Not surprisingly, Open Table countered with a survey in which 82 percent of respondents expected to dine out on Sunday. Open Table, after all, services online reservations for member restaurants.

Yet anecdotal evidence suggests that families indeed lean more toward a night on the town.

“On Saturday night before Mother’s Day, we get a lot of traffic,” explained Patty Gorman, manager at Dude’s Steakhouse in Sidney.

The crowd includes not only husbands and wives, but children of all ages--from those just returning from college to toddlers.

“The kids get to eat a little more special on Mother’s Day, too,” Gorman pointed out.

For steakhouses like Dude’s and Buffalo Point, the holiday means stocking up on lighter fare in advance.
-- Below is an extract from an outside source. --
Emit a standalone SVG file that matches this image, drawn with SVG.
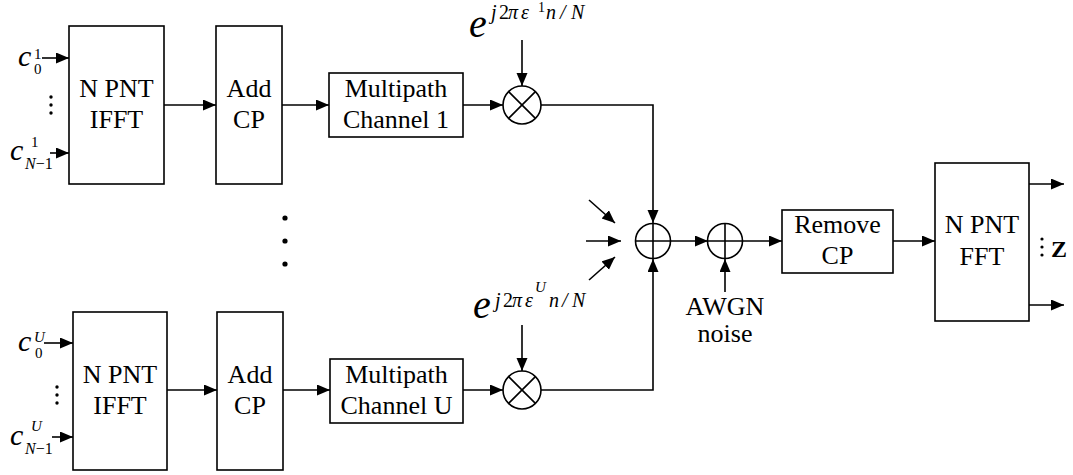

While husbands typically order red meat, sales of chicken and seafood increase for this particular occasion.

“Most restaurants plan on chicken breast or something leaner for mom,” agreed Judy Morrison of Hillside Bar & Grill.

Although the scenic restaurant adjacent to Sidney’s golf course is not planning a special menu this time around, they have tried them out in the past.
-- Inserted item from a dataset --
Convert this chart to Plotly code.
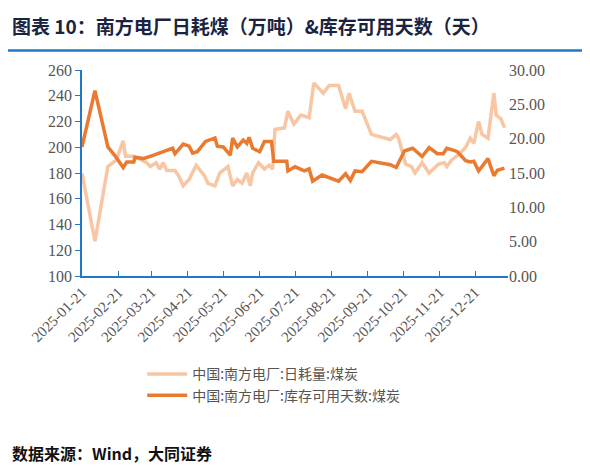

“We did pork tenderloin one year,” Morrison said.

•••••

May marks the official beginning of margarita season, which runs throughout the warm weather months--although, to be honest, occasions present themselves for the tart cocktail in winter, as well.

A true margarita consists of three ingredients: tequila (a good, 100 percent agave reposado is best), orange liqueur and fresh squeezed lime juice, shaken and poured into a cocktail glass--no ice, no frozen slush.

Any substitution, such as one of those nuclear neon green mixes, destroys the uniquely off-balanced poise of sweet, sour, bitter and earthy flavors (along with a whopping belt of alcohol) that started the margarita craze way back when.

People numbed by sweet and sour mixes or Rose’s lime juice might find the original cocktail and little, well, puckering. The tart lime threatens to sever your taste buds for a split second, before the denser, sweeter suaveness of orange liqueur and the husky bite of agave sweep to the rescue.

While there are dozens of good tequilas on the market, only two brands of orange liqueur really allow for this intense experience, and both have their fans.

Cointreau is an 80 proof version from neutral spirits. The more regal Grand Marnier uses cognac as its base.

Which is better? Cointreau matches well to the rough, grassy element in aged tequila. Grand Marnier feels softer and more sophisticated in the cocktail, but tends to act as a free agent.

Ultimately, the decision is up to one’s personal tastes.